* [SOURCE MATERIAL]

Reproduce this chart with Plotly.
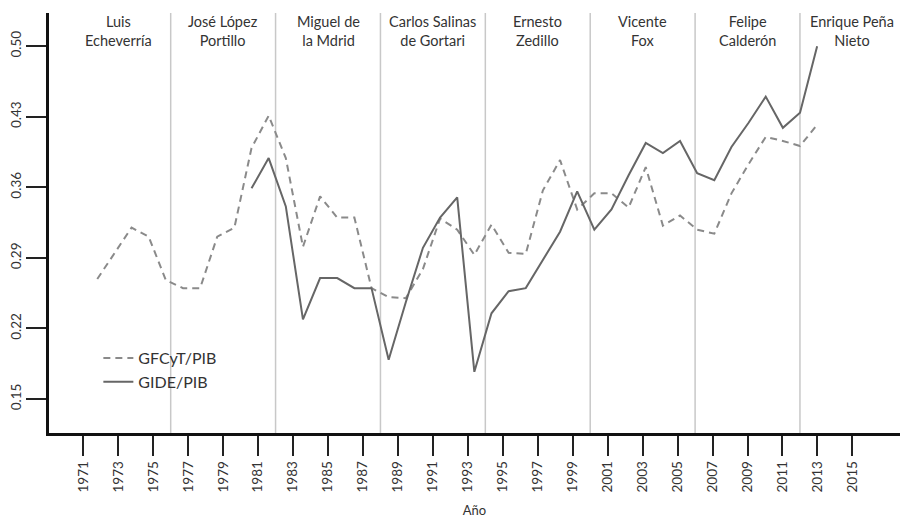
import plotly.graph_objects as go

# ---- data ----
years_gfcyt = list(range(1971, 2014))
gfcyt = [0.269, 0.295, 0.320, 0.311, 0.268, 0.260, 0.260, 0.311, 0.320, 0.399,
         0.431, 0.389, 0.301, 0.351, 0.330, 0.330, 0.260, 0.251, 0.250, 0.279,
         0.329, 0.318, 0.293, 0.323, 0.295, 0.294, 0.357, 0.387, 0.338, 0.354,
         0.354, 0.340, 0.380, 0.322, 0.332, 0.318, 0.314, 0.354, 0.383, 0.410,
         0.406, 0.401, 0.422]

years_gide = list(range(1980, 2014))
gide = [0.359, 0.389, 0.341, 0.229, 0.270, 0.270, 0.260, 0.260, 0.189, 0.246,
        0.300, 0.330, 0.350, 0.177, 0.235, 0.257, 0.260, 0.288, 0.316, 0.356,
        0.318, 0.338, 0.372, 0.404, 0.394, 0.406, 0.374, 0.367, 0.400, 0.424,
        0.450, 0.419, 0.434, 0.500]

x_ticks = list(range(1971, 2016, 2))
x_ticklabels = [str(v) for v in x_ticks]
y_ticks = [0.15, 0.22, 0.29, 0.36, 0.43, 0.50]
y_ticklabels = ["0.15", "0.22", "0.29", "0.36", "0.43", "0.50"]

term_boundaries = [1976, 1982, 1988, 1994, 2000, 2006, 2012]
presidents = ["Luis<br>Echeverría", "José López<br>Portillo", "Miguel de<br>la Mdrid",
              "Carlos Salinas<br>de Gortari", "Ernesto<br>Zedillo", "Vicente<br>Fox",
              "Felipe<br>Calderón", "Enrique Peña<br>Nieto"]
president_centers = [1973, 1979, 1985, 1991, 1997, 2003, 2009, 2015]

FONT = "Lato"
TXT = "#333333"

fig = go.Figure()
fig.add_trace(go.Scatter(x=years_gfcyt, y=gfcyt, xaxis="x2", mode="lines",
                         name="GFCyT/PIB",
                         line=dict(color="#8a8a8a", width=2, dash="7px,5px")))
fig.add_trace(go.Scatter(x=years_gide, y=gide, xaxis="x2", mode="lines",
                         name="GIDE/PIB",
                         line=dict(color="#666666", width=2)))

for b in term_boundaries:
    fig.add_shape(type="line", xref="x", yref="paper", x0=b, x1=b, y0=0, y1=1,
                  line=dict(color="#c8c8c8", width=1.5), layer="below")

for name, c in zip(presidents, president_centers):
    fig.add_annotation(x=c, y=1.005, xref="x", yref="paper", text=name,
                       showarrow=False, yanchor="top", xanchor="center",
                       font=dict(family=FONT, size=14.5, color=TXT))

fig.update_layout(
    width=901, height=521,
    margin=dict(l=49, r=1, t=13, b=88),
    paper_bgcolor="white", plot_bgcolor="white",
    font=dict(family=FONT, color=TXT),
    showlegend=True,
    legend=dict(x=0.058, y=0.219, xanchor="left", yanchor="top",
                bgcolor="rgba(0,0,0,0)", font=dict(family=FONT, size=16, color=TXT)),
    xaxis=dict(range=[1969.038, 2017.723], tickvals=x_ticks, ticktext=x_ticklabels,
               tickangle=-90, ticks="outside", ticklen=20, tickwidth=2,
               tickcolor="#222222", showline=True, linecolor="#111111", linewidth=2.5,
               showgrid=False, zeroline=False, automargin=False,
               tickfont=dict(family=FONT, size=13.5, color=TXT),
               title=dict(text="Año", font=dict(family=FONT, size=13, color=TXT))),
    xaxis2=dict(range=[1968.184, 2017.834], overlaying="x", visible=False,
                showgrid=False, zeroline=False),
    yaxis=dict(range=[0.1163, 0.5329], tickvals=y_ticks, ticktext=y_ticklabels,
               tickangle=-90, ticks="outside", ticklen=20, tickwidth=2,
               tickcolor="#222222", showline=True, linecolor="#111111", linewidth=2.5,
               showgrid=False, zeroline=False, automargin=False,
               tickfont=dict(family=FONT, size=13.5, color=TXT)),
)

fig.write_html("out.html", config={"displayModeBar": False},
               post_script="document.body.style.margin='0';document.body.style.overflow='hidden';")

* [WHAT THE TASK ASKS] Your copy of the data above should match it exactly, except that pictures are left out.

* [WORKED SOLUTION]
Reproduce this chart with Plotly.
import plotly.graph_objects as go

# ---- data ----
years_gfcyt = list(range(1971, 2014))
gfcyt = [0.269, 0.295, 0.320, 0.311, 0.268, 0.260, 0.260, 0.311, 0.320, 0.399,
         0.431, 0.389, 0.301, 0.351, 0.330, 0.330, 0.260, 0.251, 0.250, 0.279,
         0.329, 0.318, 0.293, 0.323, 0.295, 0.294, 0.357, 0.387, 0.338, 0.354,
         0.354, 0.340, 0.380, 0.322, 0.332, 0.318, 0.314, 0.354, 0.383, 0.410,
         0.406, 0.401, 0.422]

years_gide = list(range(1980, 2014))
gide = [0.359, 0.389, 0.341, 0.229, 0.270, 0.270, 0.260, 0.260, 0.189, 0.246,
        0.300, 0.330, 0.350, 0.177, 0.235, 0.257, 0.260, 0.288, 0.316, 0.356,
        0.318, 0.338, 0.372, 0.404, 0.394, 0.406, 0.374, 0.367, 0.400, 0.424,
        0.450, 0.419, 0.434, 0.500]

x_ticks = list(range(1971, 2016, 2))
x_ticklabels = [str(v) for v in x_ticks]
y_ticks = [0.15, 0.22, 0.29, 0.36, 0.43, 0.50]
y_ticklabels = ["0.15", "0.22", "0.29", "0.36", "0.43", "0.50"]

term_boundaries = [1976, 1982, 1988, 1994, 2000, 2006, 2012]
presidents = ["Luis<br>Echeverría", "José López<br>Portillo", "Miguel de<br>la Mdrid",
              "Carlos Salinas<br>de Gortari", "Ernesto<br>Zedillo", "Vicente<br>Fox",
              "Felipe<br>Calderón", "Enrique Peña<br>Nieto"]
president_centers = [1973, 1979, 1985, 1991, 1997, 2003, 2009, 2015]

FONT = "Lato"
TXT = "#333333"

fig = go.Figure()
fig.add_trace(go.Scatter(x=years_gfcyt, y=gfcyt, xaxis="x2", mode="lines",
                         name="GFCyT/PIB",
                         line=dict(color="#8a8a8a", width=2, dash="7px,5px")))
fig.add_trace(go.Scatter(x=years_gide, y=gide, xaxis="x2", mode="lines",
                         name="GIDE/PIB",
                         line=dict(color="#666666", width=2)))

for b in term_boundaries:
    fig.add_shape(type="line", xref="x", yref="paper", x0=b, x1=b, y0=0, y1=1,
                  line=dict(color="#c8c8c8", width=1.5), layer="below")

for name, c in zip(presidents, president_centers):
    fig.add_annotation(x=c, y=1.005, xref="x", yref="paper", text=name,
                       showarrow=False, yanchor="top", xanchor="center",
                       font=dict(family=FONT, size=14.5, color=TXT))

fig.update_layout(
    width=901, height=521,
    margin=dict(l=49, r=1, t=13, b=88),
    paper_bgcolor="white", plot_bgcolor="white",
    font=dict(family=FONT, color=TXT),
    showlegend=True,
    legend=dict(x=0.058, y=0.219, xanchor="left", yanchor="top",
                bgcolor="rgba(0,0,0,0)", font=dict(family=FONT, size=16, color=TXT)),
    xaxis=dict(range=[1969.038, 2017.723], tickvals=x_ticks, ticktext=x_ticklabels,
               tickangle=-90, ticks="outside", ticklen=20, tickwidth=2,
               tickcolor="#222222", showline=True, linecolor="#111111", linewidth=2.5,
               showgrid=False, zeroline=False, automargin=False,
               tickfont=dict(family=FONT, size=13.5, color=TXT),
               title=dict(text="Año", font=dict(family=FONT, size=13, color=TXT))),
    xaxis2=dict(range=[1968.184, 2017.834], overlaying="x", visible=False,
                showgrid=False, zeroline=False),
    yaxis=dict(range=[0.1163, 0.5329], tickvals=y_ticks, ticktext=y_ticklabels,
               tickangle=-90, ticks="outside", ticklen=20, tickwidth=2,
               tickcolor="#222222", showline=True, linecolor="#111111", linewidth=2.5,
               showgrid=False, zeroline=False, automargin=False,
               tickfont=dict(family=FONT, size=13.5, color=TXT)),
)

fig.write_html("out.html", config={"displayModeBar": False},
               post_script="document.body.style.margin='0';document.body.style.overflow='hidden';")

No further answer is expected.